調べてみると、人が経験する大体のジャンルや悩みに対しては、便利なアプリやツール、サービスがなにかしらあるものなんですよ。正直、家事って機械に任せられる部分もすごく多いんですよね。

「これ、機械に任せられそうだな」と思うことがあったら、まず検索してみて、便利なツールがないか調べてみる。その導入も検討しつつ、どこまで任せて、どこから自分でやるのかを適切にジャッジすることが大事なんじゃないでしょうか。

――先ほどの料理を「やらない」という判断もそうですもんね。負担に感じることや苦手なことを無理やり自分でやらなくてもいいと。

仕事に置き換えたら、外部に委託する考えに近いです。あと、機械を導入することで、結果的に家事のモチベーションが上がることもあるんですよね。

例えば、ロボット掃除機を動かす時に部屋が散らかっていて“障害物”が多いと、ちゃんと機能しません。だから結果的に、部屋を片付ける習慣がつく。また、私の場合は常に部屋が片付いた状態だと、仕事のモチベーションも上がるんですよね。こういった成功体験を積み重ねていくことで、一つひとつの家事が定着すると思います。

「家事に経営者視点を持ち込む」ことの意義

――お話を聞いていると、「効率的にやる」「いかに楽をするか」という視点が自分には足りなかったと感じました。

これは結局「お金で時間を買う」という考え方なんです。電気圧力鍋をはじめ、ロボット掃除機や食洗機もそう。ビジネスでは当たり前にやっているはずなのに、なぜか家事になると、そういった判断ができなくなってしまう。つまり「経営者目線をもって、家事ができていない」状態なのかな、と。

――経営者目線ですか?

基本的にみなさん、家事を労働者目線でやってしまうんだと思うんです。だから初期投資に怯んで「便利な家電を買う」決断ができないし、「コスパが悪いことはやらない」という判断も難しい。

ビジネスの現場だったら、「短時間でより多くの仕事をやらないといけない」という資本主義の論理が働くので、インターネットやビジネス本でなど、「作業効率化のノウハウ」が簡単に手に入るようになっていますよね。しかし、家事には同じ論理が入らないこともあって、そういった作業効率化のノウハウがなかなかシェアされないんです。

――確かに。

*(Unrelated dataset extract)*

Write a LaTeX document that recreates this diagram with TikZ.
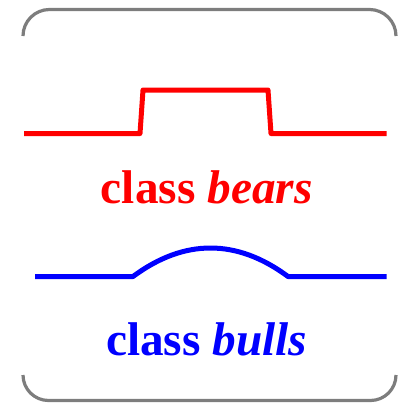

家事って何も対価を生まないのに、そこにコストをかけるのはもったいない気がしていました。

でも、初期投資と引き換えに手間や時間が削減できれば、そのぶんプライベートが充実しませんか? それは十分に「対価」と言えますよね。

――お金以上に貴重な対価かもしれませんね。その対価を得るために、まずは課題を設定し、最も効果的なアプローチを考えていくような経営者視点が大事だと。

例えば、洗濯が苦手だとします。その課題に対して、なぜ苦手なのか原因を究明し、解決方法を考えるのが経営者です。結果、「洗濯物がすぐ溜まってしまうこと」にうんざりしているなら、そもそも溜まらないよう大きな洗濯機に買い換える、洗濯の回数を減らすために服を増やす、といったアプローチが考えられますよね。

――まずは苦手な家事とその理由を書き出してみるのが、第一歩かもしれませんね。

そう思います。もっと言えば、苦手な家事の「時間」を記録してみるといいですよ。そこで、「ムダだからやめたほうがいい」と思うか、逆に「意外と2〜3分で片付く作業だから、まあやるか」と思えるのか。数値化することは、とてもいい判断材料になりますから。

――様々なヒントをありがとうございます。なんだか前向きに取り組めそうな気がしてきました。

家事は仕事と違って、フィードバックが早いので、すぐに改善点が見つけられます。そうやって少しずつ進歩を感じられれば、少しずつ家事を楽しめるようになるはずです

友達限定のSNSなどで家事の様子をシェアすれば、フォロワーの反応で上達具合も実感しやすいと思いますよ。僕も料理を覚えたての頃はFacebookに失敗した料理をアップしていました。友達なら失敗しても笑ってくれますからね。ぜひ、自分なりのアプローチで挑戦してみてほしいですね。